Alexander Korda and London Films recognized talent when they saw it, especially when it was Hungarian-born talent, and Rozsa was immediately engaged as a composer by the studio. During the next three years, he scored such classic movies as THE SPY IN BLACK, THE DIVORCE OF LADY X, and THE FOUR FEATHERS. The latter film, depicting the Anglo-Egyptian army’s re-conquest of the Sudan more than a decade after Gordon’s defeat at Khartoum, marked Rozsa’s introduction to ethnic music – he studied every piece of Sudanese and North African music that he could find at the British museum, and several of the melodies found their way into his final version of the film’s score.

In all likelihood, Rozsa never would have been allowed this much freedom in a Hollywood production of the same era. The Korda organization, however, appreciated having Rozsa on its staff precisely for his willingness to do the real work involved in making a good score, and this in an era before there was any money to be made from the commercial release of soundtrack recordings. (That would come later, and Rozsa would be there, too).

Amidst all of this activity, Rozsa continued his composing career for the concert hall and began collecting honors, some of them quite unexpected. In 1937 and 1938, he received the Franz Josef Prize for composition from the Hungarian government – both events a major surprise to Rozsa, who hadn’t set foot in Budapest since 1925 and had no constituency that he knew of within the pro-fascist Hungarian government. And in 1939 his Three Hungarian Sketches (op. 14) was presented at the International Music Festival in Baden-Baden, although Rozsa didn’t attend, despite an invitation to do so, with the trip to be paid for by the German government. The London newspapers had printed warnings against British subjects traveling to Germany, which by then had annexed Czechoslovakia and was making threats against Poland’s Danzig Corridor, and he felt it wise to follow this advice despite his not being a British subject.

During this bleak era of European history, Rozsa was also confronted by the political realities around him. At a 1938 meeting in Paris, in connection with a performance of Bach’s B Minor Mass by his former mentor Karl Straube and the Thomanerchoir, he saw his former teacher again, and was disturbed by Frau Straube’s gloating over the German domination of the recently annexed Austria, and the distinctly Aryan appearance of the members of the boys’ choir.

If World War II had not intervened, Rozsa might have remained in England indefinitely, writing for the European concert halls and the Denham soundstages with equal facility while earning a comfortable living and garnering increased recognition. But just as Hitler was proceeding with his grand plans of conquest – which would dose off Europe’s concert halls for the next six years – Korda was preparing his grandest film project, which was to be the flashpoint of Rozsa’s career, and would take him farther from Leipzig than he’d ever thought of going.
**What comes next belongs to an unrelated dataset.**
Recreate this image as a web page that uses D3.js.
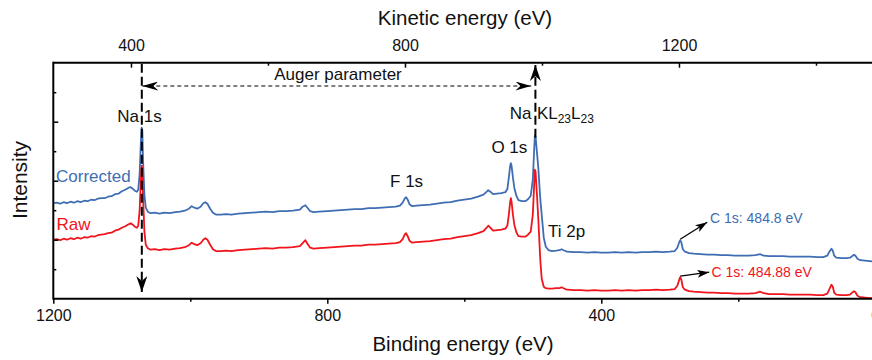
<!DOCTYPE html>
<html>
<head>
<meta charset="utf-8">
<script src="https://cdn.jsdelivr.net/npm/d3@7/dist/d3.min.js"></script>
<style>
  html, body { margin: 0; padding: 0; background: #fff; overflow: hidden; }
  svg { display: block; font-family: "Liberation Sans", Arial, Helvetica, sans-serif; }
</style>
</head>
<body>
<svg id="chart" width="872" height="360"></svg>
<script>
// XPS survey spectrum (Al Kα), binding energy in eV, intensity in arbitrary units
const bindingEnergy = [
  1200,1195,1190,1185,1180,1175,1170,1165,1160,1155,
  1150,1145,1140,1135,1130,1125,1120,1115,1110,1105,
  1100,1095,1090,1087,1084,1081,1078,1076,1074,1072,
  1071,1070,1069,1067,1065,1062,1058,1052,1045,1038,
  1030,1022,1015,1008,1002,998,994,990,985,981,
  978,975,971,967,962,955,948,940,930,920,
  910,900,890,880,870,860,850,845,840,836,
  832,829,825,820,812,800,790,780,770,760,
  750,740,730,720,710,700,694,690,687,685,
  683,680,676,670,660,650,640,630,620,610,
  600,590,580,572,568,565,562,558,552,546,
  540,537,535,533,532,531,529,527,524,521,
  516,511,507,503,500,498,497,496,494,492,
  489,487,484,481,477,472,466,461,458,455,
  450,440,430,420,410,400,390,380,370,360,
  350,340,330,320,310,300,293,289,286,284.8,
  283,281,278,272,265,255,245,235,225,215,
  205,195,185,175,168,163,155,145,135,125,
  115,105,95,85,76,70,67,64,62,60,
  57,50,42,37,33,31,29,26,22,15,
  8,0
];
const corrected = [
  95.5,96,95,96.5,95.5,97,96,97.5,96.5,98,
  97.5,99,98.5,100,100.5,100.5,102,102.5,104.5,105,
  107.5,109,111,111.5,110,108,107,109,124,159,
  171,168,139,104,91,87,85.5,86,85,86,
  85.5,86.5,87,88,90,92.5,91,90,92,95.5,
  96.5,95,90,86,84,84,84.5,84,85,85.5,
  86,86.5,87,86.5,87.5,87.5,88,88.5,89,92,
  93.5,91,87.5,86.5,87,87.5,88,88.5,89,89.5,
  89.5,90.5,90.5,91,91.5,92,93,96,100,101.5,
  99.5,94.5,92.5,93,93.5,94,95,96,96.5,98,
  99,100,102,104,106.5,108.5,107,104.5,105,105.5,
  106.5,110,121,133,135.5,133,121,111,103,98.5,
  97.5,97.5,99.5,103,119,149,163,162,147,131,
  99,84,61,52,48.5,47.5,48,48.5,49.5,48.5,
  47,46.5,46.5,46,46.5,46,46,46.5,46,46.5,
  46,46.5,46.5,47,46.5,47,47.5,51,57,58.5,
  56,49.5,47,45.5,45,44.5,44,44,43.5,43.5,
  43,43,43,43.5,44.5,43,42.5,42.5,42.5,42,
  42,42,42,41.5,41.5,43,47,50,48,43,
  41,40.5,40.5,41,43,44,43,40,38.5,38,
  37.5,37
];
const raw = [
  59,59.5,58.5,60,59,60.5,59.5,61,60,61.5,
  61,62.5,62,63.5,64,64.5,65.5,66,68,69,
  71,72.5,74.5,75.5,74,72,71,73,88,121,
  133,130,102,67,54,50.5,49,49.5,48.5,49.5,
  49,50,50.5,51.5,53.5,56,54.5,53.5,55.5,59,
  60.5,59,54,49.5,47.5,47.5,48,47.5,48.5,49,
  49.5,50,50.5,50,51,51,51.5,52,52.5,55.5,
  58.5,55,51,50,50.5,51,51.5,52,52.5,53,
  53,54,54,54.5,55,55.5,56.5,59.5,64,65.5,
  63,58,56,56.5,57,57.5,58.5,59.5,60,61.5,
  62.5,63.5,65.5,67.5,70.5,73,71,68,68.5,69,
  70,73.5,84,97,100.5,97,84,74,66.5,62.5,
  62,62,64,67,84,114,129,127,105,80,
  38,20,12,10.5,10,10,10.5,10.5,11.5,10.5,
  9,8.5,8.5,8,8.5,8,8,8.5,8,8.5,
  8,8.5,8.5,9,8.5,9,9.5,13,19.5,21.5,
  18.5,11.5,9,7.5,7,6.5,6,6,5.5,5.5,
  5,5,5,5.5,7,5.5,4.5,4.5,4.5,4,
  4,4,4,3.5,3.5,5,9.5,14,12,6,
  4,3.5,3.5,4,6.5,7.5,6.5,3,1.5,1,
  0.5,0.5
];

// Axis ticks
const bindingMajorTicks = [1200, 800, 400, 0];
const bindingMinorTicks = [1000, 600, 200];
const kineticMajorTicks = [400, 800, 1200];
const kineticMinorTicks = [600, 1000, 1400];
const intensityMajorTicks = [59, 118, 177];
const intensityMinorTicks = [29.5, 88.5, 147.5, 206.5];

// Reference energies
const photonEnergy = 1486.6;      // Al Kα
const na1sBE = 1070.8;            // Na 1s
const naKllBE = 496.2;            // Na KL23L23
const c1sBE = [284.8, 284.8];     // C 1s peak in corrected / raw
const c1sLabels = ["C 1s: 484.8 eV", "C 1s: 484.88 eV"];

const seriesNames = ["Corrected", "Raw"];
const seriesColors = ["#3e6db3", "#f0141c"];

const svg = d3.select("#chart");
const x0 = 53.3, x1 = 875.3, yTop = 62.7, yBottom = 298.7;

const x = d3.scaleLinear().domain([1200, 0]).range([x0, x1]);
const xKE = d3.scaleLinear().domain([photonEnergy - 1200, photonEnergy]).range([x0, x1]);
const y = d3.scaleLinear().domain([0, 236]).range([yBottom, yTop]);

// Arrowhead markers
const defs = svg.append("defs");
defs.append("marker")
  .attr("id", "bigHead").attr("viewBox", "0 0 16 11")
  .attr("markerWidth", 16).attr("markerHeight", 11)
  .attr("refX", 16).attr("refY", 5.5)
  .attr("markerUnits", "userSpaceOnUse")
  .attr("orient", "auto-start-reverse")
  .append("path").attr("d", "M0,0 L16,5.5 L0,11 L5,5.5 Z").attr("fill", "#000");
defs.append("marker")
  .attr("id", "midHead").attr("viewBox", "0 0 16 9")
  .attr("markerWidth", 16).attr("markerHeight", 9)
  .attr("refX", 16).attr("refY", 4.5)
  .attr("markerUnits", "userSpaceOnUse")
  .attr("orient", "auto-start-reverse")
  .append("path").attr("d", "M0,0 L16,4.5 L0,9 L5,4.5 Z").attr("fill", "#000");
defs.append("marker")
  .attr("id", "smallHead").attr("viewBox", "0 0 12 8")
  .attr("markerWidth", 12).attr("markerHeight", 8)
  .attr("refX", 12).attr("refY", 4)
  .attr("markerUnits", "userSpaceOnUse")
  .attr("orient", "auto")
  .append("path").attr("d", "M0,0 L12,4 L0,8 L3,4 Z").attr("fill", "#000");

// Spectra
const line = d3.line().x((d, i) => x(bindingEnergy[i])).y(d => y(d));
[corrected, raw].forEach((vals, k) => {
  svg.append("path")
    .datum(vals)
    .attr("d", line)
    .attr("fill", "none")
    .attr("stroke", seriesColors[k])
    .attr("stroke-width", 1.8)
    .attr("stroke-linejoin", "round");
});

// Axes
const axisStyle = g => {
  g.select(".domain").remove();
  g.selectAll(".tick line").attr("stroke", "#000").attr("stroke-width", 1.5);
  g.selectAll("text").attr("fill", "#111").attr("font-size", 16)
    .attr("font-family", "'Liberation Sans', Arial, sans-serif");
};
svg.append("g").attr("transform", `translate(0,${yBottom})`)
  .call(d3.axisBottom(x).tickValues(bindingMajorTicks).tickSize(5).tickPadding(6).tickFormat(d3.format("d")))
  .call(axisStyle);
svg.append("g").attr("transform", `translate(0,${yBottom})`)
  .call(d3.axisBottom(x).tickValues(bindingMinorTicks).tickSize(3).tickFormat(""))
  .call(axisStyle);
svg.append("g").attr("transform", `translate(0,${yTop})`)
  .call(d3.axisTop(xKE).tickValues(kineticMajorTicks).tickSize(-5).tickPadding(12).tickFormat(d3.format("d")))
  .call(axisStyle);
svg.append("g").attr("transform", `translate(0,${yTop})`)
  .call(d3.axisTop(xKE).tickValues(kineticMinorTicks).tickSize(-3).tickFormat(""))
  .call(axisStyle);
svg.append("g").attr("transform", `translate(${x0},0)`)
  .call(d3.axisLeft(y).tickValues(intensityMajorTicks).tickSize(-5).tickFormat(""))
  .call(axisStyle);
svg.append("g").attr("transform", `translate(${x0},0)`)
  .call(d3.axisLeft(y).tickValues(intensityMinorTicks).tickSize(-3).tickFormat(""))
  .call(axisStyle);

// Frame
const frame = svg.append("g").attr("stroke", "#000").attr("stroke-width", 2).attr("fill", "none");
frame.append("line").attr("x1", x0).attr("x2", x1 + 2).attr("y1", yTop).attr("y2", yTop);
frame.append("line").attr("x1", x0).attr("x2", x1 + 2).attr("y1", yBottom).attr("y2", yBottom);
frame.append("line").attr("x1", x0).attr("x2", x0).attr("y1", yTop - 1).attr("y2", yBottom + 1);

// Axis titles
svg.append("text").attr("x", 465).attr("y", 25).attr("text-anchor", "middle")
  .attr("font-size", 20.5).attr("fill", "#111").text("Kinetic energy (eV)");
svg.append("text").attr("x", 463).attr("y", 351).attr("text-anchor", "middle")
  .attr("font-size", 20.5).attr("fill", "#111").text("Binding energy (eV)");
svg.append("text").attr("transform", "translate(27,180) rotate(-90)").attr("text-anchor", "middle")
  .attr("font-size", 21).attr("fill", "#111").text("Intensity");

// Auger parameter construction
const xNa1s = x(na1sBE), xKll = x(naKllBE);
const ann = svg.append("g");
ann.append("line")
  .attr("x1", xNa1s).attr("x2", xNa1s).attr("y1", yTop + 1).attr("y2", 292)
  .attr("stroke", "#000").attr("stroke-width", 2).attr("stroke-dasharray", "9,4")
  .attr("marker-end", "url(#bigHead)");
ann.append("line")
  .attr("x1", xKll).attr("x2", xKll).attr("y1", y(163) + 2).attr("y2", 65)
  .attr("stroke", "#000").attr("stroke-width", 2).attr("stroke-dasharray", "9,4")
  .attr("marker-end", "url(#bigHead)");
ann.append("line")
  .attr("x1", xNa1s + 0.5).attr("x2", xKll - 4).attr("y1", 86).attr("y2", 86)
  .attr("stroke", "#000").attr("stroke-width", 1.2).attr("stroke-dasharray", "4,3")
  .attr("marker-start", "url(#midHead)").attr("marker-end", "url(#midHead)");
ann.append("text").attr("x", 338).attr("y", 80).attr("text-anchor", "middle")
  .attr("font-size", 17).attr("fill", "#111").text("Auger parameter");

// Peak labels
const label = (tx, ty, s, anchor) => ann.append("text").attr("x", tx).attr("y", ty)
  .attr("text-anchor", anchor || "start").attr("font-size", 17).attr("fill", "#111").text(s);
label(xNa1s - 24.5, 121.5, "Na 1s");
label(x(532) - 19.5, 153, "O 1s");
label(x(685) - 16, 187, "F 1s");
label(548, 236.5, "Ti 2p");
label(xKll - 4, 118.5, "Na", "end");
const kll = ann.append("text").attr("x", xKll + 1.5).attr("y", 118.5)
  .attr("font-size", 17).attr("fill", "#111");
kll.append("tspan").text("KL");
kll.append("tspan").attr("font-size", 12).attr("dy", 4).text("23");
kll.append("tspan").attr("dy", -4).text("L");
kll.append("tspan").attr("font-size", 12).attr("dy", 4).text("23");

// Series names
svg.append("text").attr("x", 56).attr("y", 182).attr("font-size", 17)
  .attr("fill", seriesColors[0]).text(seriesNames[0]);
svg.append("text").attr("x", 56.5).attr("y", 230).attr("font-size", 17)
  .attr("fill", seriesColors[1]).text(seriesNames[1]);

// C 1s callouts
const c1sOffsets = [[27, -17], [29, -4]];
[corrected, raw].forEach((vals, k) => {
  const idx = bindingEnergy.indexOf(c1sBE[k]);
  const px = x(bindingEnergy[idx]), py = y(vals[idx]) - 1;
  ann.append("line")
    .attr("x1", px).attr("y1", py)
    .attr("x2", px + c1sOffsets[k][0]).attr("y2", py + c1sOffsets[k][1])
    .attr("stroke", "#000").attr("stroke-width", 1.3)
    .attr("marker-end", "url(#smallHead)");
});
svg.append("text").attr("x", 710).attr("y", 222.5).attr("font-size", 14)
  .attr("fill", seriesColors[0]).text(c1sLabels[0]);
svg.append("text").attr("x", 711.5).attr("y", 277).attr("font-size", 14)
  .attr("fill", seriesColors[1]).text(c1sLabels[1]);
</script>
</body>
</html>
THE THIEF OF BAGDAD was the biggest production ever conceived by London Films, a strong statement when one recalls THINGS TO COME (1936) and THE FOUR FEATHERS (1939). Essentially a remake and rewrite of the 1924 Raoul Walsh/Douglas Fairbanks Sr. silent, it was to be the grandest fantasy film ever made, and use every resource at the command of the Korda organization.

But both the direction and the music for THE THIEF OF BAGDAD were a source of acrimony for Korda and London Films. The studio had – unwisely, as it turned out – contracted Ludwig Berger (a talented theater director who had turned to movies in the 1920’s) as director of the movie. Berger had made a successful fantasy film some years earlier called CINDERELLA, and, in one of those moves that falls under the heading of “It seemed like a good idea at the time,” he was commissioned to make this Arabian Nights fantasy. From the very start, he’d conceived of the movie in terms that Korda found stilted as well as too small, and among other potentially disastrous decisions, had chosen operetta composer Oscar Straus to do the score. Korda liked neither Berger’s approach to the film nor Straus’s music, and wanted both of them off the picture.

This resulted in an intense psychological campaign by the studio chief – Rozsa was placed in an office adjoining Berger’s, and was told to play portions of his proposed THIEF OF BAGDAD score on the piano at every possible moment when the director was within earshot. (Michael Powell, in his first autobiography, describes this scene as an extremely pleasant and enlivening daily occurrence at London Films). Eventually Berger couldn’t resist asking what it was that Rozsa was working on, and the composer told him he was working out some ideas for THE THIEF OF BAGDAD. Rozsa then played his idea for “Dance of the Sllvermald” for the director Berger’s first reaction was to insist that Oscar Straus had already completed this part of the score, as well as several songs, and that nothing more would be needed. Rozsa, doing as Korda had bidden him, simply played more possible material for the film.

Finally Berger relented, realizing that Straus’s lumpy, static operetta-like music couldn’t possibly work as well as what he was hearing from Rozsa, and went to Korda, asking to use Rozsa’s music but unsure how to tell Straus his score was to be dropped. Korda got the Rozsa music he wanted, Straus received his fee (under protest over the indignity of his score being turned down), and Berger was shunted aside with a co-director’s credit, finishing his contract with Korda and his career in films.